Investment Strategy Risks
- Over-Leveraging: Borrowing too much can lead to cash flow issues, and in a worst-case scenario, you may lose the property to foreclosure.
- Lack of Due Diligence: Insufficient research or understanding of the property’s condition, location, or market value can result in a bad investment.
- High Competition: Popular areas can have high competition, leading to inflated property prices and lower potential returns.
- Unfavorable Tax Changes: While Florida has no state income tax, changes in property tax laws or federal tax policies could impact your ROI.

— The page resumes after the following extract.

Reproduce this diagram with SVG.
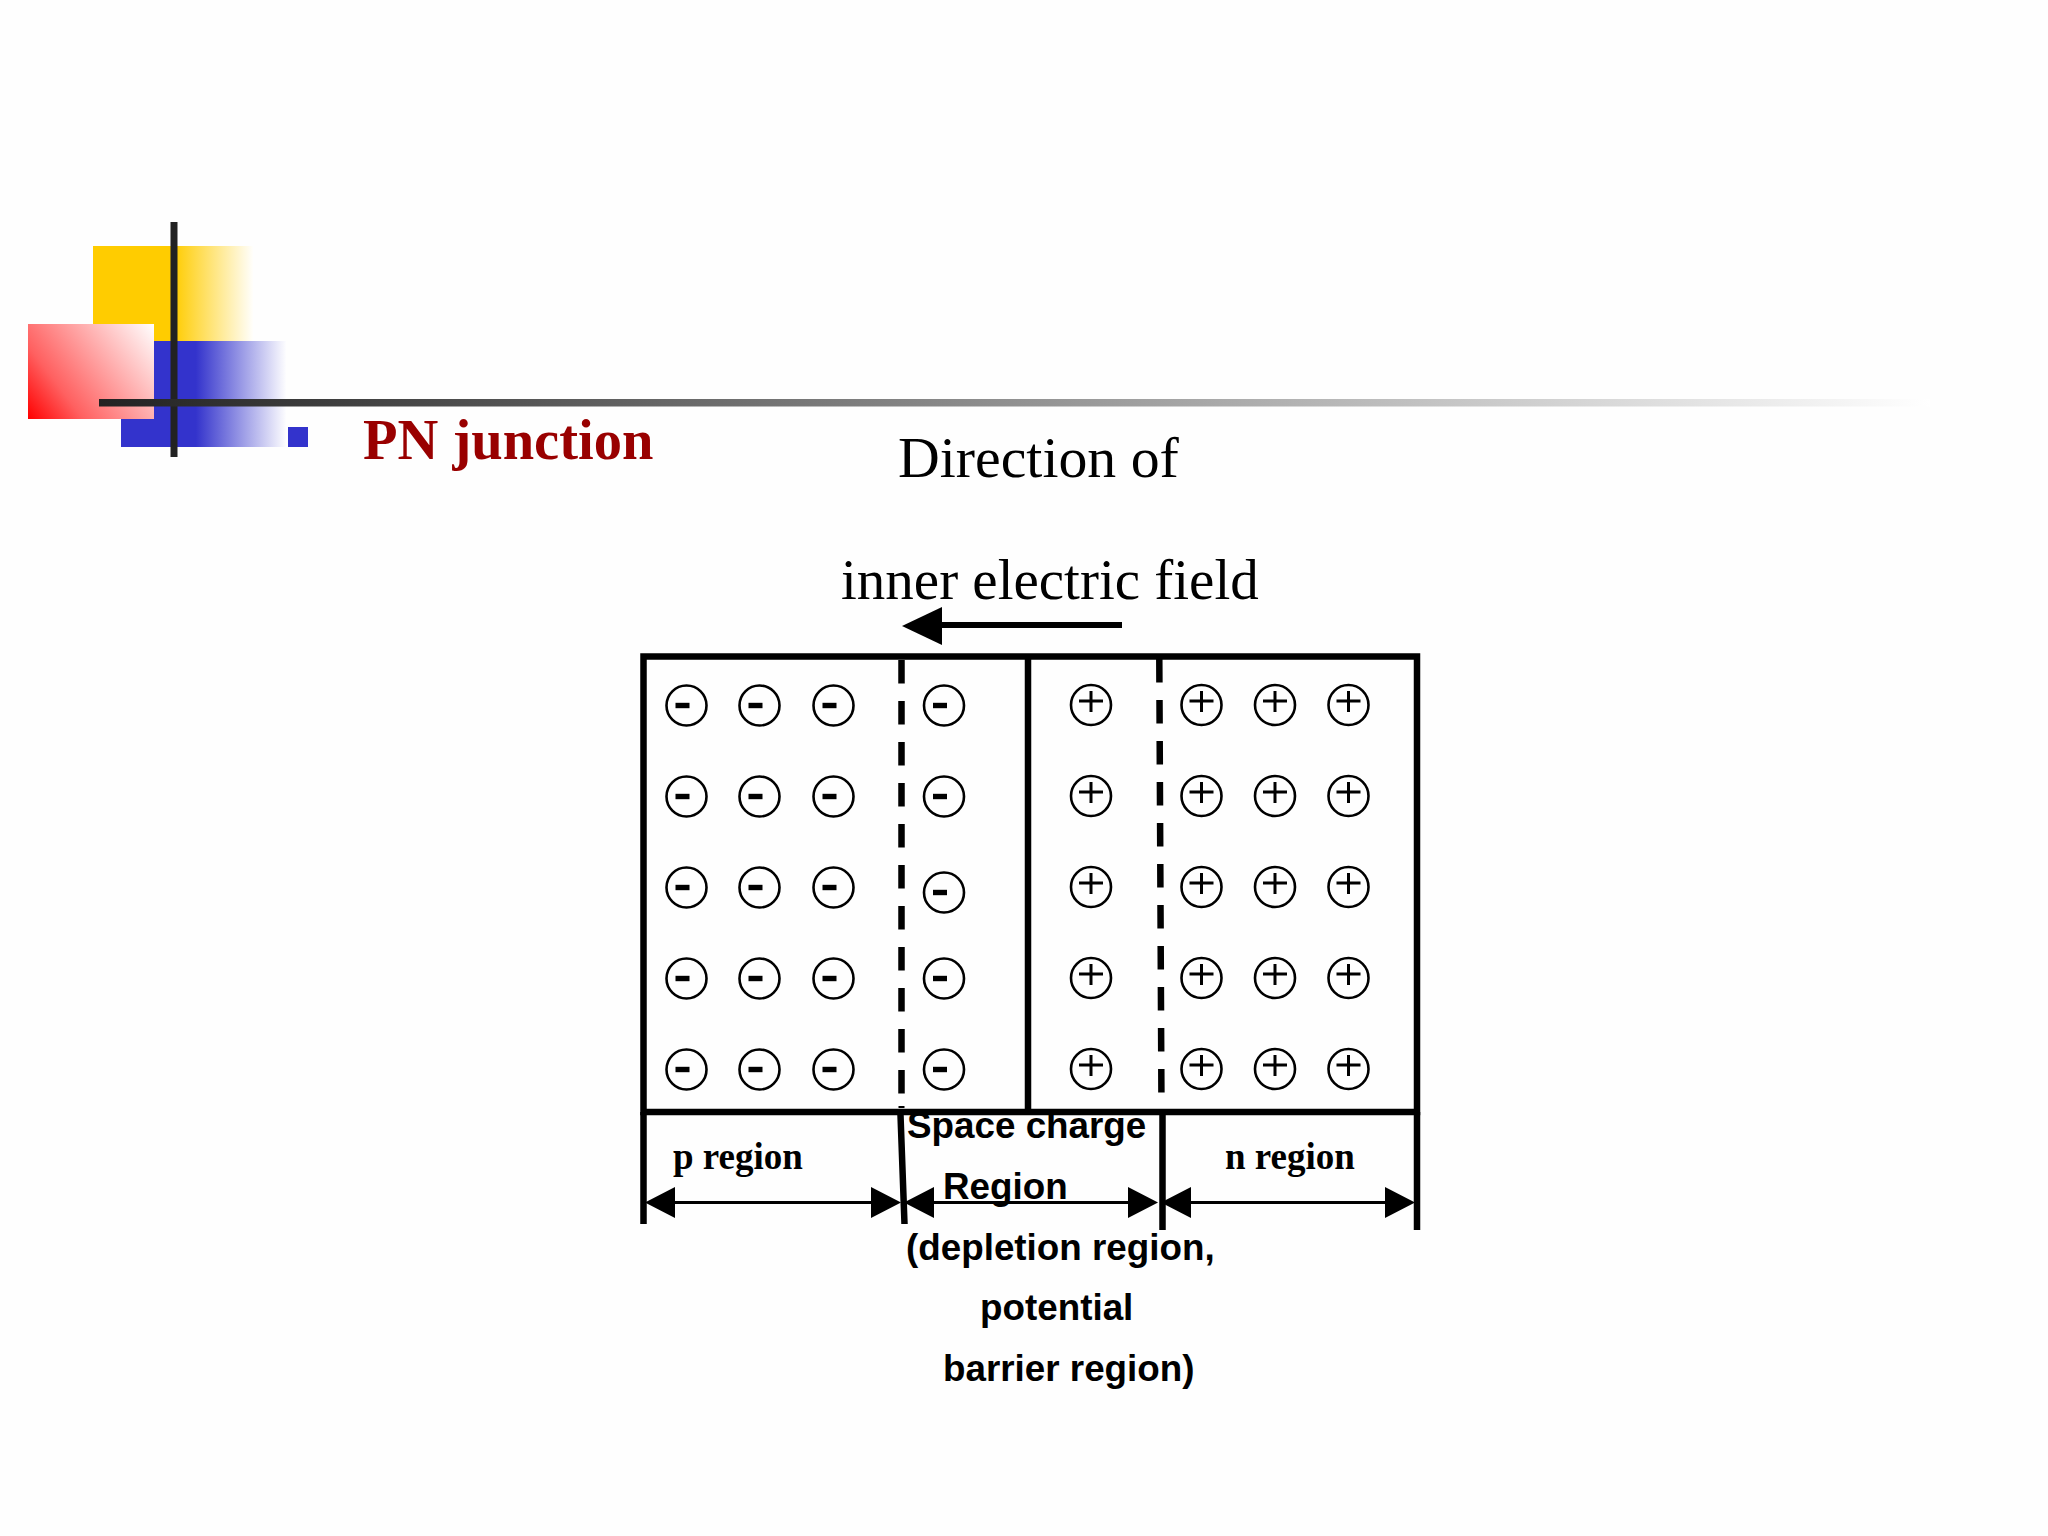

- Asset Illiquidity: Real estate is not a liquid asset; selling a property can take time, particularly in a buyer’s market.
The Bottom Line
Palm Beach County offers a unique blend of natural beauty, economic stability, and consistent property value appreciation, making it a prime location for real estate investment. Whether you’re interested in residential, commercial, or alternative forms of investment like REITs, there are plenty of opportunities to explore.
The key to a successful real estate investment in Palm Beach County—or any location, for that matter—is proper research and preparation. Understand the market trends, know your options, assess the risks, and, if possible, consult with professionals who can offer localized advice.
With the right approach and strategies, investing in Palm Beach County can offer you substantial financial rewards and long-term stability. Happy investing!